Black Page Brewing Demolishes Its Bayou-Side Barn Without Warning, Prompting City Inspectors To Investigate What Went Down

Note: This story has been updated.

Parts left over from the metal barn that Black Page Brewing leased out beside White Oak Bayou out a few years back are now lying in a heap next to a wooden skeleton that’s taken the demolished structure’s place. The deconstruction began last month according to neighbors who called 311 on August 31 to report that it was happening, potentially, they said, without the required permits. An inspector showed up the next day to check things out, one of several field trips the city would make to the planned brewpub’s digs at the end of Glen Park St. over the next few weeks in response to multiple follow-up calls from nearby residents.

By the time a demo permit did show up last Friday, the site had already been tagged twice by city officials: first for the premature teardown, and once again — as shown below — for additional unpermitted work:


The brick building that the barn abutted is now the only structure standing on the just-over-two-thirds-acre parcel:

Its spot at the end of the street has been fenced off like so:

Heading in the opposite direction, the road bears left and becomes paved before dying into N. Main St., across from White Oak Music Hall. An entity connected to the music venue’s developers previously owned the brewery site but sold it to “a party completely unrelated,” to WOMH earlier this year. Since then, the former owners have “ceased to be involved in the project.”
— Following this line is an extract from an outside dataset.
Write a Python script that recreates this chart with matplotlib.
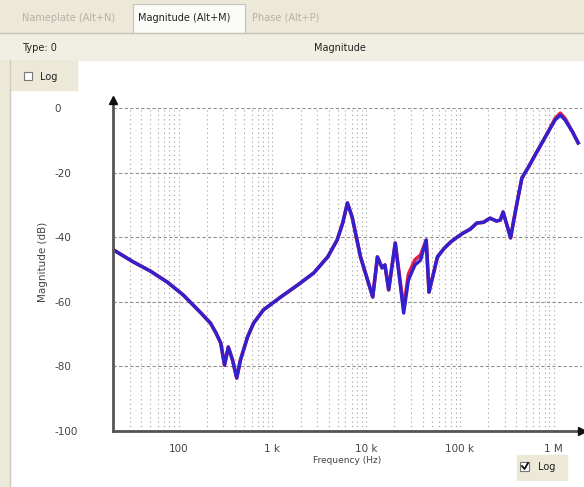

Photos: Marc Longoria (demolition); Rob Johnson (barn)

Near Northside

11 Comment

  • How dare they do work without the cities permission!

  • Is there any group in the City of Houston more averse to following the rules than the WOMH folks? They created an outdoor stage with no permission, are trying to subvert a minimum lot size area in the Near Northside and now this?

  • This WOMH group wins the prize for greatest disrespect for neighbor and regulations. What a bunch of entitled lowlifes.

  • Maximum fine possible and hold up all permitting by these owners indefinitely …. restore law and order

  • I understand that people need to get permits before doing work in Houston, but who calls 311 on their neighbors for unpermitted demo?

  • Cranblast- unemployed spinsters with a million dogs and cats.

  • @Cranblast people who are used to the nearby operations operating without permits

  • @Cranblast: people who are sick and tired of WOMH peeps repeatedly doing whatever the fuck they want at any time with barely a slap on the wrist.

  • Someone should follow the WOMH money, because I bet some of it’s lining city politicians’ pockets.

  • I see quite a lot of hate in the comments. As if all of Hell should fall upon the WOMH folks. The lawsuit is currently a settled matter, where both WOMH and the neighbors seem to have reached a reasonable solution to the noise issues.
    This one is a separate matter, and the issue here is that an (apparently not particularly valuable) rusty old barn was taken down without permission. That was wrong, and I hope the slap on the wrist they got helps avoid similar situations in the future.
    That said, as a Near Northside neighbor, I fully support the idea of attracting more food/entertainment options to the area. It will help increase pedestrian traffic and safety to an area that really needs them (the N. Main corridor between Downtown and the Heights). I see a lot of potential there, and hope this is just the tip of the iceberg.

  • @southerncrj: Asking for more serious punishment for repeat offenders who know better is not “hate,” it’s asking for the “rule of law.” And no, your personal feelings don’t impact the law.